Kirmeyer gehörte auch dazu, denn er wohnte im kleinsten Haus am Rathausplatz, neben dem früheren Frisörgeschäft Dichtl, heute Zeitschriften Weilnhammer. Seine Eltern waren Bürstenbinder und seine Mutter betreute die Marktwaage, bis sie nach München umzog. Kirmeyer war ein kreativer Kopf, der mit den Schaberern einiges unternahm. Er wurde später der Leiter des Kinderchors des Bayerischen Rundfunks.

Neben dem Gedicht hat Streibl auch noch ein Foto der Schabererbruderschaft gefunden. Handschriftlich sind die Namen vieler Schaberer eingetragen. Auch zahlreiche Kinder und Jugendliche befinden sich darunter.
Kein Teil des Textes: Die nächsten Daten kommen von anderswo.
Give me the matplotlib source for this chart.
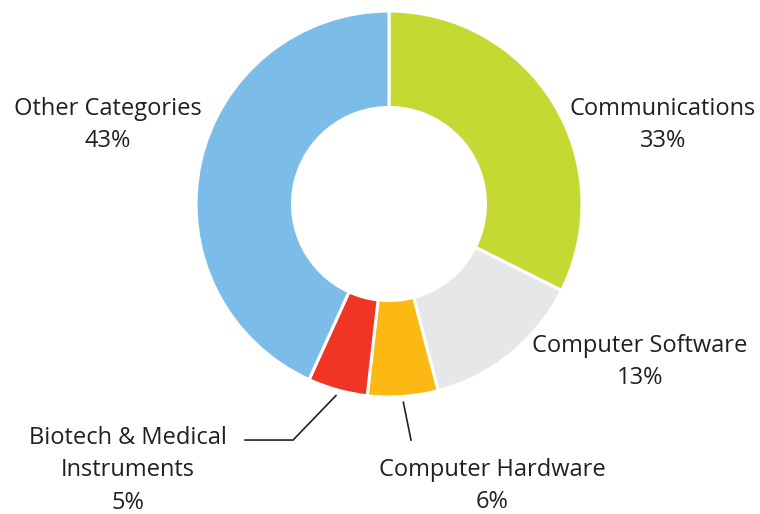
import matplotlib.pyplot as plt
import numpy as np

categories = ["Communications", "Computer Software", "Computer Hardware",
              "Biotech & Medical\nInstruments", "Other Categories"]
# slice sizes; printed labels are the rounded figures
shares = [32.4, 13.5, 5.9, 5.0, 43.2]
pct_labels = ["33%", "13%", "6%", "5%", "43%"]
colors = ["#C4D932", "#E6E7E8", "#FDB913", "#EF3524", "#7BBDE8"]

plt.rcParams["font.family"] = ["Open Sans", "DejaVu Sans"]

fig = plt.figure(figsize=(7.6, 5.14), dpi=100)
ax = fig.add_axes([0, 0, 1, 1])

wedges, _ = ax.pie(shares, colors=colors, startangle=90, counterclock=False,
                   radius=1.0, wedgeprops=dict(width=0.5, edgecolor="white", linewidth=2.2))

ax.set_xlim(-389 / 193, (760 - 389) / 193)
ax.set_ylim(-(514 - 204) / 193, 204 / 193)
ax.set_aspect("equal")
ax.axis("off")

# label placement (text centre), per category
label_pos = [(1.42, 0.41), (1.30, -0.82), (0.534, -1.462), (-1.352, -1.38), (-1.456, 0.41)]
for name, pct, (x, y) in zip(categories, pct_labels, label_pos):
    ax.text(x, y, f"{name}\n{pct}", ha="center", va="center", fontsize=17,
            color="#231F20", linespacing=1.47)


def mid_dir(w):
    a = np.deg2rad((w.theta1 + w.theta2) / 2)
    return np.cos(a), np.sin(a)


# leader lines for the two small slices
dx, dy = mid_dir(wedges[3])
ax.plot([1.03 * dx, -0.497, -0.746], [1.03 * dy, -1.223, -1.223], color="#231F20", lw=1.2)
dx, dy = mid_dir(wedges[2])
ax.plot([1.03 * dx, 0.114], [1.03 * dy, -1.223], color="#231F20", lw=1.2)

fig.savefig("out.png", dpi=100)
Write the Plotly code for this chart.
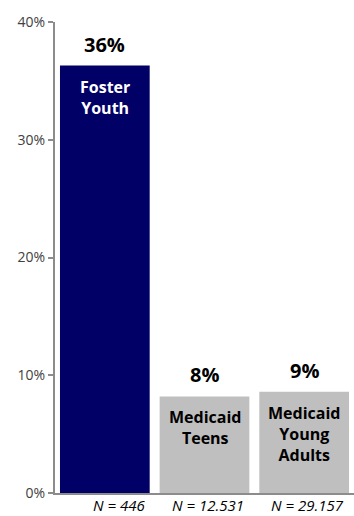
import plotly.graph_objects as go

categories = ["Foster<br>Youth", "Medicaid<br>Teens", "Medicaid<br>Young<br>Adults"]
values = [36.3, 8.2, 8.6]
value_labels = ["36%", "8%", "9%"]
n_labels = ["N = 446", "N = 12.531", "N = 29.157"]
colors = ["#000066", "#BFBFBF", "#BFBFBF"]
text_colors = ["#FFFFFF", "#000000", "#000000"]
y_ticks = [0, 10, 20, 30, 40]
y_tick_labels = ["0%", "10%", "20%", "30%", "40%"]

x = list(range(len(categories)))
bar_width = 0.9

fig = go.Figure(go.Bar(
    x=x, y=values, marker=dict(color=colors, line=dict(width=0)),
    width=bar_width, hoverinfo="skip",
))

annotations = []
for i, (v, lab, cat, tc, n) in enumerate(zip(values, value_labels, categories, text_colors, n_labels)):
    annotations.append(dict(x=i, y=v, xref="x", yref="y", text="<b>%s</b>" % lab,
                            showarrow=False, yanchor="bottom", yshift=6,
                            font=dict(family="Open Sans", size=20, color="#000000")))
    annotations.append(dict(x=i, y=v, xref="x", yref="y", text="<b>%s</b>" % cat,
                            showarrow=False, yanchor="top", yshift=-8,
                            font=dict(family="Open Sans", size=16, color=tc)))
    annotations.append(dict(x=i + bar_width / 2, y=0, xref="x", yref="paper",
                            text="<i>%s</i>" % n, showarrow=False,
                            xanchor="right", yanchor="middle", xshift=-3, yshift=-12,
                            font=dict(family="Open Sans", size=15, color="#000000")))

fig.update_layout(
    width=354, height=516,
    margin=dict(l=55, r=0, t=22, b=23),
    plot_bgcolor="white", paper_bgcolor="white",
    showlegend=False, bargap=0.1,
    annotations=annotations,
    font=dict(family="Open Sans", color="#404040"),
    xaxis=dict(range=[-0.5, 2.5], tickmode="array", tickvals=x,
               showticklabels=False, showline=True,
               linecolor="#8C8C8C", linewidth=2, ticks="", showgrid=False,
               zeroline=False),
    yaxis=dict(range=[0, 40], tickmode="array", tickvals=y_ticks,
               ticktext=y_tick_labels, tickfont=dict(size=14, color="#404040"),
               showline=True, linecolor="#8C8C8C", linewidth=2, ticks="outside",
               ticklen=5, tickcolor="#8C8C8C", tickwidth=2, showgrid=False,
               zeroline=False),
)

fig.write_html("out.html", config={"displayModeBar": False},
               post_script="document.body.style.margin='0';document.body.style.overflow='hidden';")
Die Spur der Schaberer verliert sich 1932. Damals luden sie noch zu einem Preissingen auf den Gänsberg. Welcher Berg damit gemeint war, ist heutzutage nicht mehr bekannt. 1933, als Hitler die Macht ergriff, verschwanden sie wohl aus der Öffentlichkeit, als ihr ungewollt lockerer Lebenswandel zunehmend kritisch betrachtet wurde. Streibl nennt noch einen weiteren Faktor: Mit der Zeit seien dann die Aktivitäten der Schaber eingeschlafen, denn die Schaberer wurden älter, haben weg geheiratet oder sind umgezogen.